The proposed deficit for next year takes its place in a mid-term budget plan which expects the state deficit to continue on a steady downward slide to 60 billion crowns in 2017 and 50 billion crowns in 2018. The last figure is judged by Babiš to be about the right level if the Czech Republic wants to entertain any ideas about joining the single currency euro zone. Critics, such as former minister of economy and current president of the Czech Chamber of
Commerce Vladimír Dlouhý, said the deficit cutting is far too timid when the economy is growing at near record rates and government revenues should be soaring. The problem though is that value added tax and direct tax revenues in the first five years of this year seem to be badly trailing expectations. Income received is below the levels of 2014 and that has cast doubt over the finance minister’s claims that he his arrival in office would substantially improve state housekeeping.

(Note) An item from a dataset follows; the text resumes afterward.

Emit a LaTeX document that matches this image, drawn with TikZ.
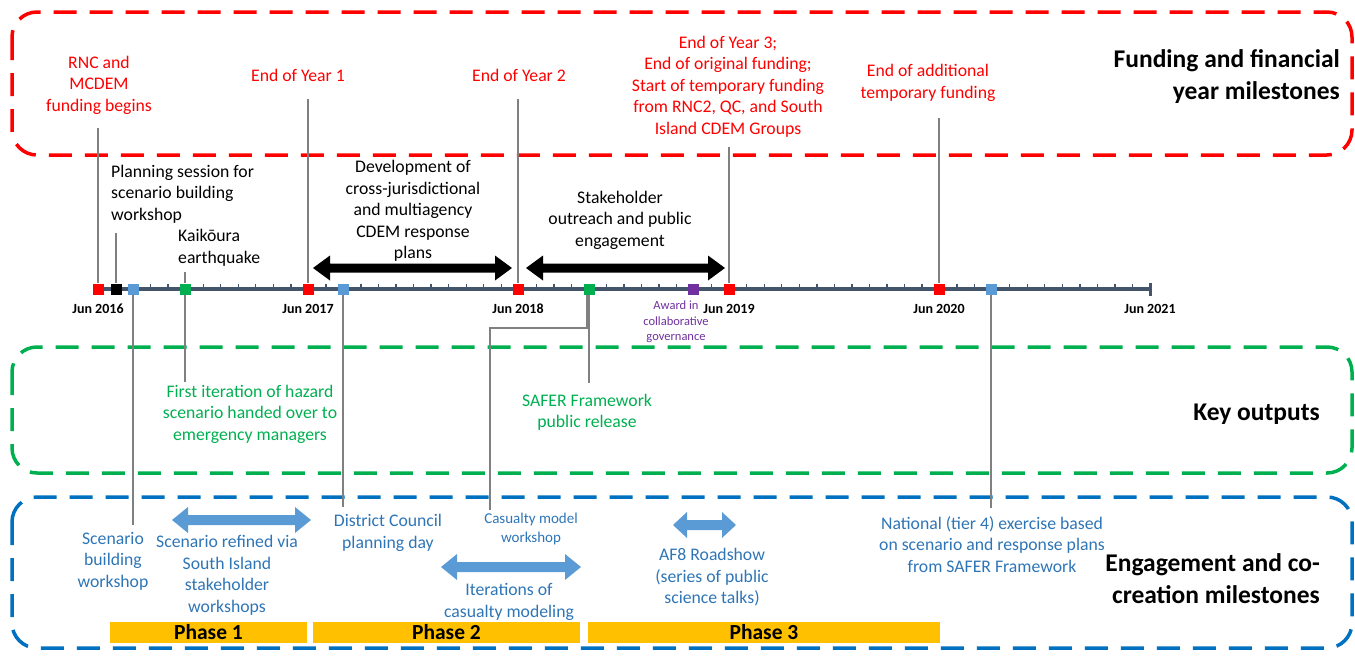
\documentclass[tikz,border=0pt]{standalone}
\usepackage{fontspec}
\setmainfont{Carlito}
\usetikzlibrary{calc}

\definecolor{fundred}{HTML}{FF0000}
\definecolor{outgreen}{HTML}{00B050}
\definecolor{engblue}{HTML}{0070C0}
\definecolor{engtext}{HTML}{2E75B6}
\definecolor{lightblue}{HTML}{5B9BD5}
\definecolor{awardpurple}{HTML}{7030A0}
\definecolor{phasegold}{HTML}{FFC000}
\definecolor{axisslate}{HTML}{44546A}
\definecolor{leadgray}{HTML}{808080}

% double-headed block arrow: colour, left x, right x, y, shaft half-height, head half-height, head length
\newcommand{\spanarrow}[7]{%
  \fill[#1] (#2,#4) -- ({#2+#7},{#4-#6}) -- ({#2+#7},{#4-#5}) -- ({#3-#7},{#4-#5})
    -- ({#3-#7},{#4-#6}) -- (#3,#4) -- ({#3-#7},{#4+#6}) -- ({#3-#7},{#4+#5})
    -- ({#2+#7},{#4+#5}) -- ({#2+#7},{#4+#6}) -- cycle;}

\begin{document}
\begin{tikzpicture}[x=1pt,y=-1pt,
  lane/.style={line width=3.5pt, dash pattern=on 23pt off 13pt, rounded corners=25pt},
  lbl/.style={inner sep=0pt, align=center, font=\fontsize{17.7}{21.5}\selectfont},
  smalllbl/.style={inner sep=0pt, align=center, font=\fontsize{15}{19}\selectfont},
  tinylbl/.style={inner sep=0pt, align=center, font=\fontsize{12.5}{15.5}\selectfont},
  ttl/.style={inner sep=0pt, align=right, font=\fontsize{25.5}{32}\selectfont\bfseries},
  yr/.style={inner sep=0pt, font=\fontsize{14}{16}\selectfont\bfseries},
  sq/.style={draw=none, minimum size=11pt, inner sep=0pt},
  lead/.style={draw=leadgray, line width=1.5pt},
  phasebar/.style={fill=phasegold, inner sep=0pt, minimum height=21pt,
    font=\fontsize{21.5}{24}\selectfont\bfseries}]
\useasboundingbox (0,0) rectangle (1355,659);

% swim lanes
\draw[lane, fundred] (12,12) rectangle (1352,155);
\draw[lane, outgreen] (12,347) rectangle (1352,473);
\draw[lane, engblue] (12,497) rectangle (1352,648);

% lane titles
\node[ttl, anchor=east] (tfund) at (1340,77) {Funding and financial\\year milestones};
\node[ttl, anchor=east] (tkey) at (1320,414) {Key outputs};
\node[ttl, anchor=east] (teng) at (1320,578.5) {Engagement and co-\\creation milestones};

% project phases
\node[phasebar, minimum width=197pt] (ph1) at (208.5,632.5) {Phase 1};
\node[phasebar, minimum width=267pt] (ph2) at (446.5,632.5) {Phase 2};
\node[phasebar, minimum width=352pt] (ph3) at (764,632.5) {Phase 3};

% time axis with monthly ticks
\draw[axisslate, line width=3.5pt] (94,289) -- (1150,289);
\draw[axisslate, line width=3pt] (1150,282.5) -- (1150,295.5);
\foreach \m in {1,...,59}
  \draw[axisslate, line width=1.3pt] ({98+\m*17.533},283.5) -- ++(0,3);

% milestone markers
\node[sq, fill=fundred] (s16) at (98,289) {};
\node[sq, fill=black] (splan) at (116,289) {};
\node[sq, fill=lightblue] (sscen) at (133,289) {};
\node[sq, fill=outgreen] (skaik) at (185,289) {};
\node[sq, fill=fundred] (s17) at (308,289) {};
\node[sq, fill=lightblue] (sdist) at (343,289) {};
\node[sq, fill=fundred] (s18) at (518,289) {};
\node[sq, fill=outgreen] (ssafer) at (589,289) {};
\node[sq, fill=awardpurple] (saward) at (693,289) {};
\node[sq, fill=fundred] (s19) at (729,289) {};
\node[sq, fill=fundred] (s20) at (939,289) {};
\node[sq, fill=lightblue] (snat) at (991,289) {};

% year labels
\node[yr] (y16) at (98,308.5) {Jun 2016};
\node[yr] (y17) at (308,308.5) {Jun 2017};
\node[yr] (y18) at (518,308.5) {Jun 2018};
\node[yr] (y19) at (729,308.5) {Jun 2019};
\node[yr] (y20) at (939,308.5) {Jun 2020};
\node[yr] (y21) at (1150,308.5) {Jun 2021};

% free ends of the leader lines
\coordinate (e16) at (98,128);
\coordinate (e17) at (308,99);
\coordinate (e18) at (518,99);
\coordinate (e19) at (729,147);
\coordinate (e20) at (939,118);
\coordinate (eplan) at (116,233);
\coordinate (ekaikup) at (185,272);
\coordinate (ekaikdn) at (185,382);
\coordinate (esafer) at (589,383);
\coordinate (ecasbend) at (490,328);
\coordinate (ecas) at (490,510);
\coordinate (escen) at (133,525);
\coordinate (edist) at (343,507);
\coordinate (enat) at (991,508);

% leader lines
\draw[lead] (e16) -- (s16.north);
\draw[lead] (e17) -- (s17.north);
\draw[lead] (e18) -- (s18.north);
\draw[lead] (e19) -- (s19.north);
\draw[lead] (e20) -- (s20.north);
\draw[lead] (eplan) -- (splan.north);
\draw[lead] (ekaikup) -- (skaik.north);
\draw[lead] (skaik.south) -- (ekaikdn);
\draw[lead] (ssafer.south) -- (esafer);
\draw[lead] ([xshift=-2pt]ssafer.south) |- (ecasbend) -- (ecas);
\draw[lead] (sscen.south) -- (escen);
\draw[lead] (sdist.south) -- (edist);
\draw[lead] (snat.south) -- (enat);

% funding milestones
\node[lbl, text=fundred] (lrnc) at (99,85) {RNC and\\MCDEM\\funding begins};
\node[lbl, text=fundred] (lyr1) at (298,75) {End of Year 1};
\node[lbl, text=fundred] (lyr2) at (519,75) {End of Year 2};
\node[lbl, text=fundred] (lyr3) at (728,86.5) {End of Year 3;\\End of original funding;\\Start of temporary funding\\from RNC2, QC, and South\\Island CDEM Groups};
\node[lbl, text=fundred] (ladd) at (928,83) {End of additional\\temporary funding};

% events on the axis
\node[lbl, align=left, anchor=west] (lplan) at (111,194) {Planning session for\\scenario building\\workshop};
\node[lbl, align=left, anchor=west] (lkaik) at (178,248) {Kaikōura\\earthquake};
\node[lbl] (ldev) at (413,211) {Development of\\cross-jurisdictional\\and multiagency\\CDEM response\\plans};
\node[lbl] (lstake) at (620,220) {Stakeholder\\outreach and public\\engagement};
\node[tinylbl, text=awardpurple] (laward) at (676,322) {Award in\\collaborative\\governance};

% activity spans
\spanarrow{black}{313}{512}{268}{4.5}{12.5}{17}
\spanarrow{black}{526}{725}{268}{4.5}{12.5}{17}

% key outputs
\node[lbl, text=outgreen] (lfirst) at (250,414) {First iteration of hazard\\scenario handed over to\\emergency managers};
\node[lbl, text=outgreen] (lsafer) at (587,412.5) {SAFER Framework\\public release};

% engagement and co-creation
\node[lbl, text=engtext] (lscen) at (113,561) {Scenario\\building\\workshop};
\node[lbl, text=engtext] (lrefine) at (227,575.5) {Scenario refined via\\South Island\\stakeholder\\workshops};
\node[lbl, text=engtext] (ldist) at (388,533) {District Council\\planning day};
\node[smalllbl, text=engtext] (lcas) at (531,528.5) {Casualty model\\workshop};
\node[lbl, text=engtext] (liter) at (509,602) {Iterations of\\casualty modeling};
\node[lbl, text=engtext] (laf8) at (712,577.5) {AF8 Roadshow\\(series of public\\science talks)};
\node[lbl, text=engtext] (lnat) at (992,544.5) {National (tier 4) exercise based\\on scenario and response plans\\from SAFER Framework};

\spanarrow{lightblue}{172}{311}{520}{5}{13}{16}
\spanarrow{lightblue}{441}{581}{567}{5}{13}{16}
\spanarrow{lightblue}{673}{736}{525}{5}{13}{14}
\end{tikzpicture}
\end{document}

Prime Minister Bohuslav Sobotka was quizzed about the shortfall in revenues following Wednesday’s Cabinet meeting. Sobotka was fairly blunt. He said that a series of moves to improve tax revenues and counter fraud, such as electronic registers, have been passed by the government but are still waiting for parliamentary approval. If all goes well, then the measures could take effect at the start of 2016 and an improvement in revenue volumes might result. In the meantime, improvement in tax raising might amount to hundreds of millions of crowns rather than billions.
So Babiš has for now had to cast his eyes elsewhere for increased tax revenue possibilities. The focus will fall on state companies with Babiš ordering an audit to see whether more cash can be squeezed out of them. He has also noted that the Ministry of Foreign Affairs has a large real estate portfolio, such as embassies and consulates, in prime positions which are often only half full.